Effect of TiC nanoparticles on accelerated weathering of coir fiber filler and basalt fabric reinforced bio/synthetic epoxy hybrid composites: Physicomechanical and thermal characteristics

In the present research, the physical, mechanical, and thermal characteristics of bio and synthetic basalt fabric epoxy composites reinforced with coir microparticles and TiC nanofillers under before and after exposure of accelerated weathering were investigated. All the bio and synthetic epoxy hybrid composites were exposed to humidity, elevated temperature, and ultraviolet radiation. It has been examined that both bio and synthetic epoxy composites exhibited reduced mechanical characteristics after the exposure of accelerated weathering when compared with before exposure. The wettability experiment was performed from the contact angle evaluation method and found that all the fabricated samples before and after the exposure of accelerated weathering have contact angle value lower than 90° that is assigned with the hydrophilic surface characteristics of the laminate. The water absorption capacity showed that all the bio and synthetic epoxy composites reacted for water absorption up to 45 days and then endured constant in both conditions. After the exposure of accelerated weathering, epoxy hybrid composites absorbed more water than before exposure. The chemical modifications possessed on the surface were evaluated from Fourier transform infrared spectra. The intensity of hydroxyl and carbonyl functional groups of bio and synthetic epoxy hybrid composites decreased compared with the original samples, which tends to decrement in tensile, flexural, and impact characteristics of the laminate. The production of more fracture lines on the cross‐sectional surface of epoxy hybrid composites has been observed from scanning electron microscope micrographs after the exposure of accelerated weathering.
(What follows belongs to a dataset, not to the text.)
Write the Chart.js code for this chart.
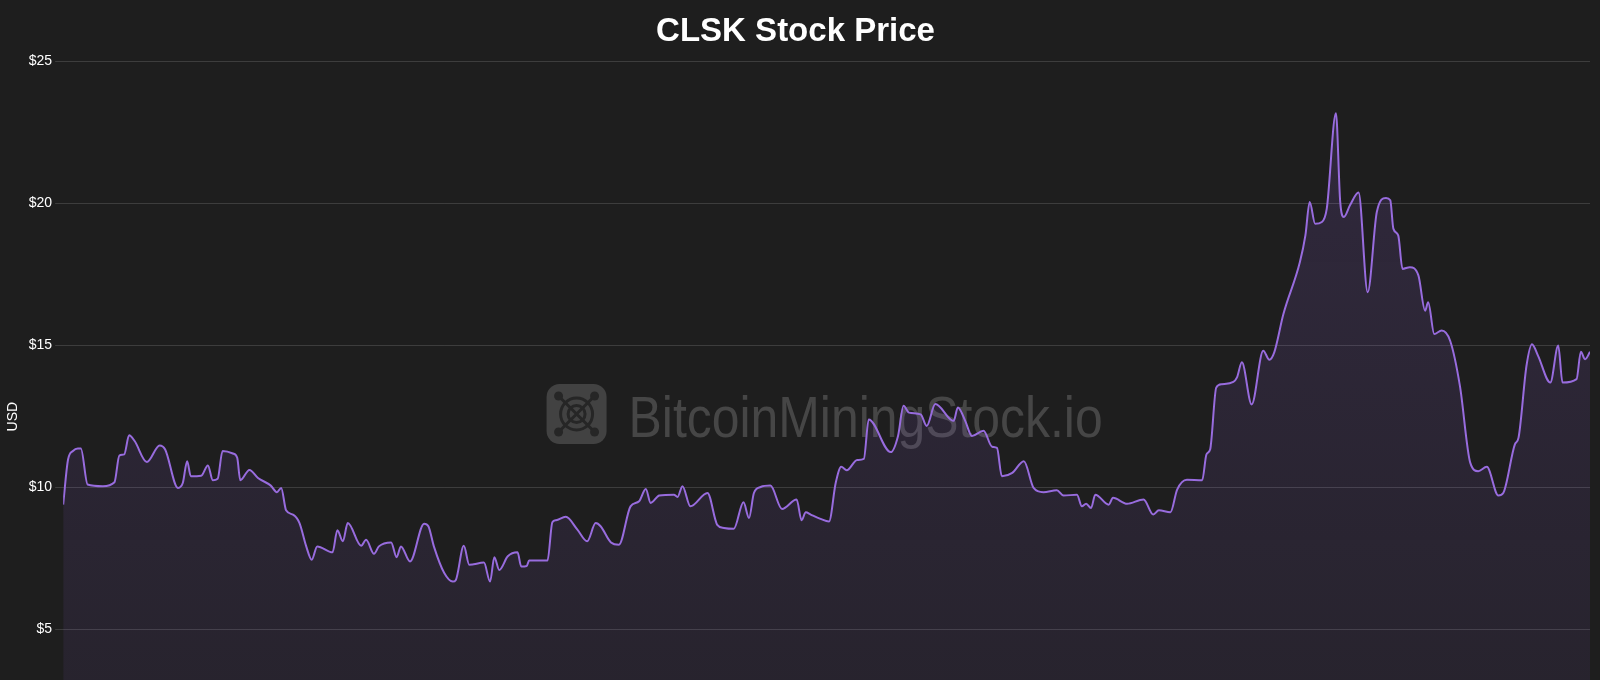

The onset, end set, and glass transition temperature of bio and synthetic epoxy composites in the thermal examination were reduced after the disclosure of accelerated weathering for all fabricated specimens. The reason may be assigned to the weaker bonding between the coir microparticles and TiC nanofillers. The undesirable impact emerged from ultraviolet radiation, elevating the temperature and humidity. The test results showed that the accelerated weathering has negative impact on physicomechanical characteristics of bio/synthetic epoxy hybrid polymer composites. The overall thermal characteristics were not considerably affected with 570 h of the weathering exposure.